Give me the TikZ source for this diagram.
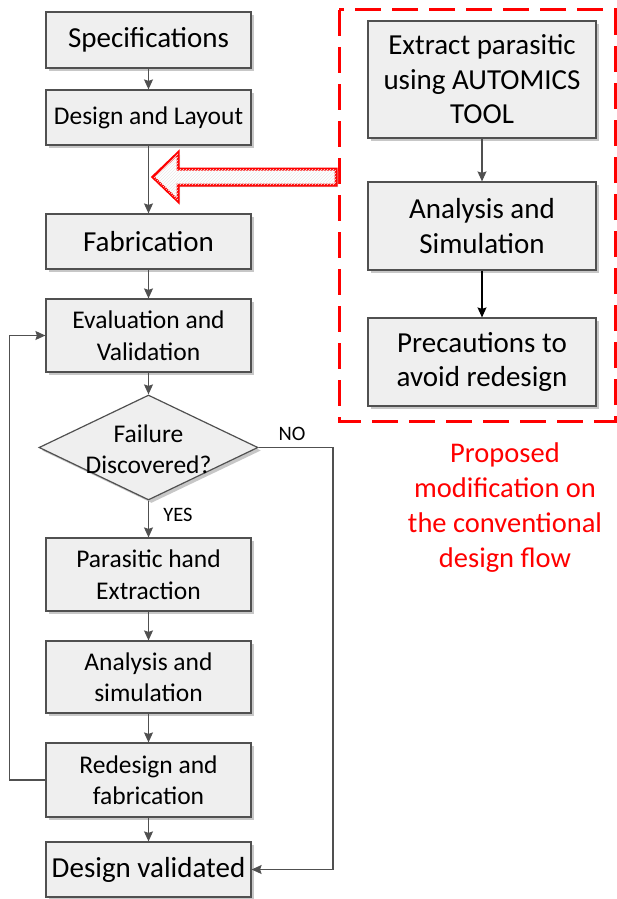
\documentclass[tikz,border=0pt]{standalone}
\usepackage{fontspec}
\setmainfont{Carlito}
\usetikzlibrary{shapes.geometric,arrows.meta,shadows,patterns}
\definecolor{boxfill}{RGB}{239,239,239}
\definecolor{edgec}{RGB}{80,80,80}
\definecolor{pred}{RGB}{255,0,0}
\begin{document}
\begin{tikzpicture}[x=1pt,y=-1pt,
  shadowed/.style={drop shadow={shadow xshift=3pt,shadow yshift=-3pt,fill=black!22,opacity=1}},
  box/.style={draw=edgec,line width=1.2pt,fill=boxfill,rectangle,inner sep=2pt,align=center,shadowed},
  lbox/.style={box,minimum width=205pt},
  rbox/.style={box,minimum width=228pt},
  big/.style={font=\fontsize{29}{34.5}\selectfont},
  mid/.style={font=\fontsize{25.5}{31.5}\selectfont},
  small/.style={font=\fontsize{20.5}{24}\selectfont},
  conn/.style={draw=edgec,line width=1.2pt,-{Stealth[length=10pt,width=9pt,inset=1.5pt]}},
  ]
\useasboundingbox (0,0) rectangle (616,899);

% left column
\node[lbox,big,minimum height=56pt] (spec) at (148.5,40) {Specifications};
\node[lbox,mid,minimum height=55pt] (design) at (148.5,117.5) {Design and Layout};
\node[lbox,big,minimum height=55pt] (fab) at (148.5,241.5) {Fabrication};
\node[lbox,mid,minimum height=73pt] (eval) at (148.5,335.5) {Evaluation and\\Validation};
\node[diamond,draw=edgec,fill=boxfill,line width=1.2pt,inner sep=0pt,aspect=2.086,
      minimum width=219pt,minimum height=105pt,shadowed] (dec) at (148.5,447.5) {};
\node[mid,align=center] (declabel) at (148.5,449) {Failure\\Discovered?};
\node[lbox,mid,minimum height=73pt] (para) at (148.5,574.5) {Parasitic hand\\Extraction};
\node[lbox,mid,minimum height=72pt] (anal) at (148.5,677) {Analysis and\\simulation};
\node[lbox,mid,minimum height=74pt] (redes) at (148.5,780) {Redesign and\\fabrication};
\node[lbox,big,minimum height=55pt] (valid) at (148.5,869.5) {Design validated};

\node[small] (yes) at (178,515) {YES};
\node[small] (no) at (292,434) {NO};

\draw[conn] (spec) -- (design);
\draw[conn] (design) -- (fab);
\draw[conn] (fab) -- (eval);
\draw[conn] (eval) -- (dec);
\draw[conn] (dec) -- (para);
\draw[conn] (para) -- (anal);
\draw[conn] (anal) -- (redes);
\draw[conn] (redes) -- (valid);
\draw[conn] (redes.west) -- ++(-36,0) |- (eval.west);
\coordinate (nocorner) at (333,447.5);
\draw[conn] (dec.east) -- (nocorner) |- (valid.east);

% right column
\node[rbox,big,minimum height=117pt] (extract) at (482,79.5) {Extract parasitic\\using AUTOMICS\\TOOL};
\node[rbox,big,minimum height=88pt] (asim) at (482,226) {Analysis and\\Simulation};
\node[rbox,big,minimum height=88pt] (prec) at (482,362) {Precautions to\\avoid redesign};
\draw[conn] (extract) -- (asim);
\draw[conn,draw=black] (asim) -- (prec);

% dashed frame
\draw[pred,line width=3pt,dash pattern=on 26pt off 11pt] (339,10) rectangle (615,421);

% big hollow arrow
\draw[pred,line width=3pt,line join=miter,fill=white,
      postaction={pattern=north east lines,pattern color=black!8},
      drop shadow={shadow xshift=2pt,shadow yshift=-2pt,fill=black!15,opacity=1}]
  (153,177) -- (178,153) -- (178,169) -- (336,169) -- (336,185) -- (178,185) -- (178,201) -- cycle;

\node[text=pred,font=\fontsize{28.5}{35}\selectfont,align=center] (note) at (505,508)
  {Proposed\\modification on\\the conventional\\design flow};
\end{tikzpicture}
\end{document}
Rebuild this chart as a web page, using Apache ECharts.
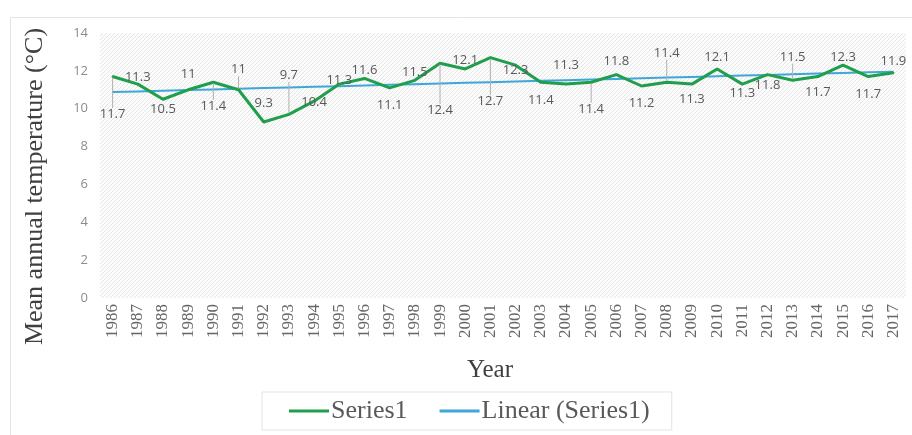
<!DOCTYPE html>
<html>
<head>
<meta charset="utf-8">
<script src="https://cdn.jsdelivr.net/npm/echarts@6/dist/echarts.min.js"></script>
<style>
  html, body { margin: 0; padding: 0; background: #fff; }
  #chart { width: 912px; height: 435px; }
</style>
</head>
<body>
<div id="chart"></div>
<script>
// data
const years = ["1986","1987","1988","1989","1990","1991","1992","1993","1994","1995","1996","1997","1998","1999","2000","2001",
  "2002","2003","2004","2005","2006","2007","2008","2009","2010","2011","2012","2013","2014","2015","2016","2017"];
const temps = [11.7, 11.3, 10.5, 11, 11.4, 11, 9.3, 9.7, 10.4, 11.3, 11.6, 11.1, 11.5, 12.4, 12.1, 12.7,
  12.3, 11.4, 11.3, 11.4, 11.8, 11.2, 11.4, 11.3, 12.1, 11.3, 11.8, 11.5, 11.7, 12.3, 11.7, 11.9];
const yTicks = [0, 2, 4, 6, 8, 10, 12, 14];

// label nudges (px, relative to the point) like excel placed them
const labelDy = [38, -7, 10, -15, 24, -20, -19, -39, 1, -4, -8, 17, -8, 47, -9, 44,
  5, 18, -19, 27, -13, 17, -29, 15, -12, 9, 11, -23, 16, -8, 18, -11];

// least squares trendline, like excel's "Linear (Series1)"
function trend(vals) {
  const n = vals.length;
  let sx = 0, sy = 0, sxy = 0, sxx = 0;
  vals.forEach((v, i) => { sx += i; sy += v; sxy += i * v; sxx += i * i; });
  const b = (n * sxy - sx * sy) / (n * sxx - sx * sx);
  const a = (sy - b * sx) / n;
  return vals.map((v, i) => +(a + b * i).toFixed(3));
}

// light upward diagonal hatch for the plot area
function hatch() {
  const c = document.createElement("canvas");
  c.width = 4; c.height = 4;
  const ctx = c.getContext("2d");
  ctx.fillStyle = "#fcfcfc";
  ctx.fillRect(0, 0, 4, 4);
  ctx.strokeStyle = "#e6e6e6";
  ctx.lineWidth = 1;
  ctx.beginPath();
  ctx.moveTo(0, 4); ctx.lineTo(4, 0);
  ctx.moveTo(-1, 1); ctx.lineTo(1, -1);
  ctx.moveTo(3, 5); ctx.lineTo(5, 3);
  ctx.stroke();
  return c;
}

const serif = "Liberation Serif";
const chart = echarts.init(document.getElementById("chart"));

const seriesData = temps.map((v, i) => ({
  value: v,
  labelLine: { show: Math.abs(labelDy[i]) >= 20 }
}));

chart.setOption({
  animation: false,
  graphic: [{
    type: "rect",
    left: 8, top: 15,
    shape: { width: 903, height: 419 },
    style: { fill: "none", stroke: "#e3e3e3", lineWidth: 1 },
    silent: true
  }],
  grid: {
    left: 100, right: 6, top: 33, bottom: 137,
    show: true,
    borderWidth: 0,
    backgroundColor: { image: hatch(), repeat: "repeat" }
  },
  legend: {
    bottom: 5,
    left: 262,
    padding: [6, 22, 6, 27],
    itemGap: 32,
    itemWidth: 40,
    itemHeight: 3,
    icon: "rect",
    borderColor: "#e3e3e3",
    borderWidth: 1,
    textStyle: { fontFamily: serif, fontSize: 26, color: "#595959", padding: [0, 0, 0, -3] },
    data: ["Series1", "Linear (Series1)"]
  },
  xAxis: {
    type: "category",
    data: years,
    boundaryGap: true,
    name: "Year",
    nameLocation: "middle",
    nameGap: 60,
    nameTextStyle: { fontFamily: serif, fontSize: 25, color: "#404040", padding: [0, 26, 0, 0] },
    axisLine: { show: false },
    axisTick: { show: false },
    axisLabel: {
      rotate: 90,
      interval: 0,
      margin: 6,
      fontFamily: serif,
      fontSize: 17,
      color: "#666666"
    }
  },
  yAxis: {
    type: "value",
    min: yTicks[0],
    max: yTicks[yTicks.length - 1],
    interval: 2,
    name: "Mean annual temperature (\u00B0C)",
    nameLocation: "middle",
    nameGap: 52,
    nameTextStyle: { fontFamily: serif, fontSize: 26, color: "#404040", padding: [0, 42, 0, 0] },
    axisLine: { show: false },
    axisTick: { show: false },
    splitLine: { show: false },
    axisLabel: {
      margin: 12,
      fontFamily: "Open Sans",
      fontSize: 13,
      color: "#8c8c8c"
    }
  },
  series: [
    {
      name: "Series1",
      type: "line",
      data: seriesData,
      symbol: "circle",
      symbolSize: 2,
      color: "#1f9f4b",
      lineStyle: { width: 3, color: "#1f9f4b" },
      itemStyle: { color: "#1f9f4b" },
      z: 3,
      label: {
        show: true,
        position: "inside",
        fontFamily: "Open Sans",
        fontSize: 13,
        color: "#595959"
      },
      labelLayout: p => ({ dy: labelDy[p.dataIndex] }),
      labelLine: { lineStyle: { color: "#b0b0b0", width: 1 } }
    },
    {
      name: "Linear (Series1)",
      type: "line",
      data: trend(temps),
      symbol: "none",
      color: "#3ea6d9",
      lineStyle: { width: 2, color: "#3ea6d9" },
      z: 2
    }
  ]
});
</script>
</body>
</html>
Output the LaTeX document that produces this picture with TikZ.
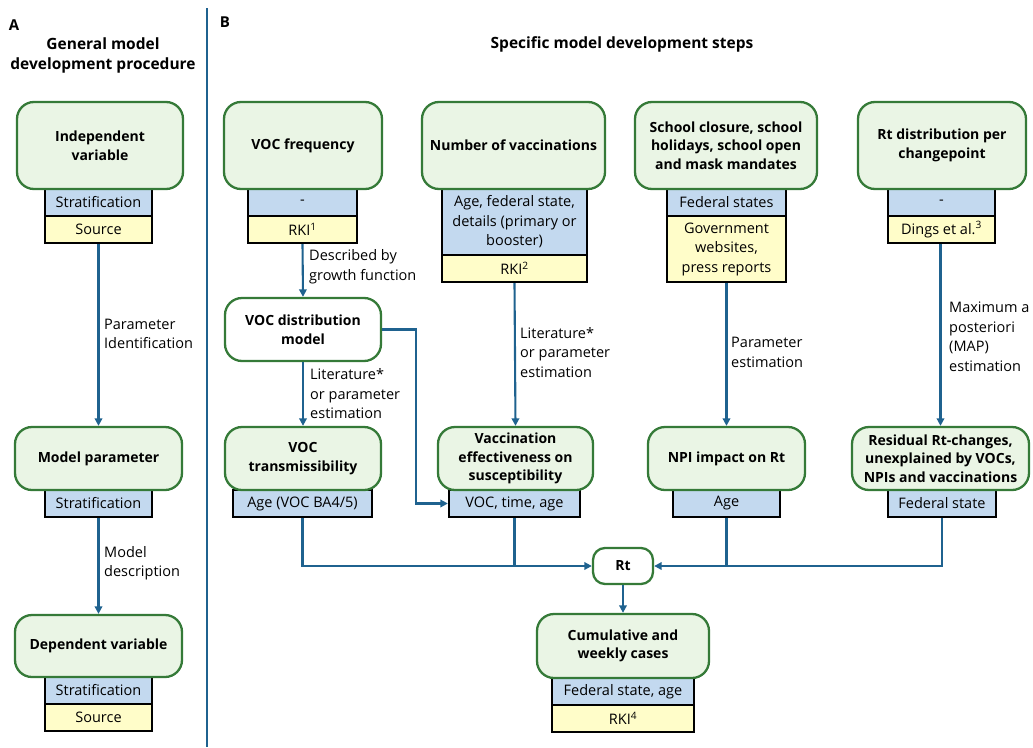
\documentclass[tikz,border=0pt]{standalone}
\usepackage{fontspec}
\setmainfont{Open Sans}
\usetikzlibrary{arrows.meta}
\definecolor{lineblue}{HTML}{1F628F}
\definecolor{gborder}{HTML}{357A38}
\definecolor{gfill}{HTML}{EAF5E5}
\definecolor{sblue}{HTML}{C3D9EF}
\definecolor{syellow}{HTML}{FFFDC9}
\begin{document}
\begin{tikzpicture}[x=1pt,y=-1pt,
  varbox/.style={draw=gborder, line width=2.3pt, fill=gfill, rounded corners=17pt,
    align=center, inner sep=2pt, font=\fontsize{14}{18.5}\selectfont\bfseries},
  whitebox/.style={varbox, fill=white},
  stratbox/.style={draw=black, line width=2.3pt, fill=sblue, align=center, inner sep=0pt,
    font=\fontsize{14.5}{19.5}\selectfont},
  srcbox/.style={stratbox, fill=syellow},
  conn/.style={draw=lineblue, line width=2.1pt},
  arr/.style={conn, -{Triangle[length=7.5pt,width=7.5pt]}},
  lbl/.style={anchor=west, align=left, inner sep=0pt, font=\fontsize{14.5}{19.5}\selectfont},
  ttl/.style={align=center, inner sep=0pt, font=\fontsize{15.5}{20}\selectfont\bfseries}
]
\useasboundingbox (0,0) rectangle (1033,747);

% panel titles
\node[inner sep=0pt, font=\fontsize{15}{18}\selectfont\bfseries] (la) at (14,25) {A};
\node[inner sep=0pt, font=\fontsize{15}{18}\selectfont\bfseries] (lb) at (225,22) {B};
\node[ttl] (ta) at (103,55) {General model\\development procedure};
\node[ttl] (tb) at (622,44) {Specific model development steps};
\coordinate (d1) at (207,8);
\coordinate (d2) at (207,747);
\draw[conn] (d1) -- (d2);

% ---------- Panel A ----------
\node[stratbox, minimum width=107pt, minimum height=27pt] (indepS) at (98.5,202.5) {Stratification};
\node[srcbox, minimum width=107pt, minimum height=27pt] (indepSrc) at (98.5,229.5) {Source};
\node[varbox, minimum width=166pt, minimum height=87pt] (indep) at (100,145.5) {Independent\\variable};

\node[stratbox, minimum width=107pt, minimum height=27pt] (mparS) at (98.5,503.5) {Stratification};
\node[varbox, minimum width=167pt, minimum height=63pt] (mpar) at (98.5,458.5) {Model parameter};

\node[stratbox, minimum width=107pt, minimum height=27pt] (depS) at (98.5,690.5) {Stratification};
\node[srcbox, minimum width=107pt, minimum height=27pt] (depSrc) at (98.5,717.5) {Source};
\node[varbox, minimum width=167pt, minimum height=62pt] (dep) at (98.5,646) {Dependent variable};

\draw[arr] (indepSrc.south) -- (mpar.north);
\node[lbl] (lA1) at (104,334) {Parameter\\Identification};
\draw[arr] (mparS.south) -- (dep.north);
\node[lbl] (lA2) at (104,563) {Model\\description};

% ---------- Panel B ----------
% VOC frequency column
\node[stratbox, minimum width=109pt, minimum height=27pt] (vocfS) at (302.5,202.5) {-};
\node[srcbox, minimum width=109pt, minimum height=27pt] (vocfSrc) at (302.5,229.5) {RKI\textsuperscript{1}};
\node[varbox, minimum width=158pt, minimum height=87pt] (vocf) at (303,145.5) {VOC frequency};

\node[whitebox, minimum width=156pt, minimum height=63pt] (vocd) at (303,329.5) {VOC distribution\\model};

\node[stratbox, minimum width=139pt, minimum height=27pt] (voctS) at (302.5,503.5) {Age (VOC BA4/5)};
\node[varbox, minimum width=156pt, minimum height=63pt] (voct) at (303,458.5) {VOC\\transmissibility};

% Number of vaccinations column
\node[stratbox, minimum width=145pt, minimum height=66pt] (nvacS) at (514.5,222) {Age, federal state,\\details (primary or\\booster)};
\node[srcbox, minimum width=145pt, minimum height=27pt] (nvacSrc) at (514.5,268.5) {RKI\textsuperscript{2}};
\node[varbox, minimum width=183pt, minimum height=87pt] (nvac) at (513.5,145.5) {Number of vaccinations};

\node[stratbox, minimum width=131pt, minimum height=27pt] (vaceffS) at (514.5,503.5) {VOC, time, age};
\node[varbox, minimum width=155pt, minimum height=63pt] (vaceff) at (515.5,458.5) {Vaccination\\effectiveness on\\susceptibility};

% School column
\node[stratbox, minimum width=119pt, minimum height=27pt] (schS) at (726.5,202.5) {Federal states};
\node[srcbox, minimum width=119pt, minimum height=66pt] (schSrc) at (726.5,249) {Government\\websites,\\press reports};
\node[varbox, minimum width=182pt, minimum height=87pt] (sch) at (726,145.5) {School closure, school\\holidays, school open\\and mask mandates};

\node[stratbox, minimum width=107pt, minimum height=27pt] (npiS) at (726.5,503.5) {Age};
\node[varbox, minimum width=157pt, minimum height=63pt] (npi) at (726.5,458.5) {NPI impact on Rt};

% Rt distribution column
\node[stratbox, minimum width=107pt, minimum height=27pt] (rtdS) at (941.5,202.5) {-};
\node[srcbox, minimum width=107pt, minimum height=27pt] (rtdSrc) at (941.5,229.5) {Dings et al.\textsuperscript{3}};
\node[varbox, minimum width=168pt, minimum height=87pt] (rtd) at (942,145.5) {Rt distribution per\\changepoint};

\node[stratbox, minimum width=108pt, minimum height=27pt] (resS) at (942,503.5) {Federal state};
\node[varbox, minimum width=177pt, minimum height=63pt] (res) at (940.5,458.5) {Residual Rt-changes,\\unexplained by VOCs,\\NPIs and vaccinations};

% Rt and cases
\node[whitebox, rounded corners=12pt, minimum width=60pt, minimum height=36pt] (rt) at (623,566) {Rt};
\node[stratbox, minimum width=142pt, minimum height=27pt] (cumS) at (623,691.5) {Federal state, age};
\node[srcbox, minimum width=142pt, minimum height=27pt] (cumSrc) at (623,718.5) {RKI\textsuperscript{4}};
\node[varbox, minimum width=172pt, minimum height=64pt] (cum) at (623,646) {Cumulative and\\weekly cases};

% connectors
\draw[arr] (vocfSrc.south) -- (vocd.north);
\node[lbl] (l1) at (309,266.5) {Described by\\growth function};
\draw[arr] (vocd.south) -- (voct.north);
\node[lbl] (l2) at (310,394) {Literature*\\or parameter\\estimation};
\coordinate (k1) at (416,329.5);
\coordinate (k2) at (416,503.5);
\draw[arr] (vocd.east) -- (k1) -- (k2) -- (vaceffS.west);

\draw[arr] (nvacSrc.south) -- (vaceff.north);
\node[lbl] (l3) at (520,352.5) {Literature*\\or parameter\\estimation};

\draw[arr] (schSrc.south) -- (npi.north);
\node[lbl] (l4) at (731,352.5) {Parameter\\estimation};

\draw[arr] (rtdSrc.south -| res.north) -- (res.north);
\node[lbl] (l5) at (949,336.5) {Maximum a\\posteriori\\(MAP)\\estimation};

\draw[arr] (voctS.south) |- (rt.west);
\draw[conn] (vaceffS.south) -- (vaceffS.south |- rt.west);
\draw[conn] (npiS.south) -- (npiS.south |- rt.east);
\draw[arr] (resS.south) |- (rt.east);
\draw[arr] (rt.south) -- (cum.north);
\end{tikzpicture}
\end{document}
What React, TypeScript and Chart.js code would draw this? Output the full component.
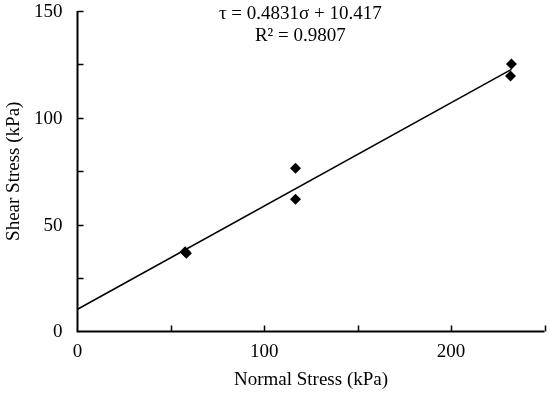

What needs to be done
Pull out all lines of the data with the string "using".

Response
\node[rbox,big,minimum height=117pt] (extract) at (482,79.5) {Extract parasitic\\using AUTOMICS\\TOOL};
Rebuild this chart as a web page, using Apache ECharts.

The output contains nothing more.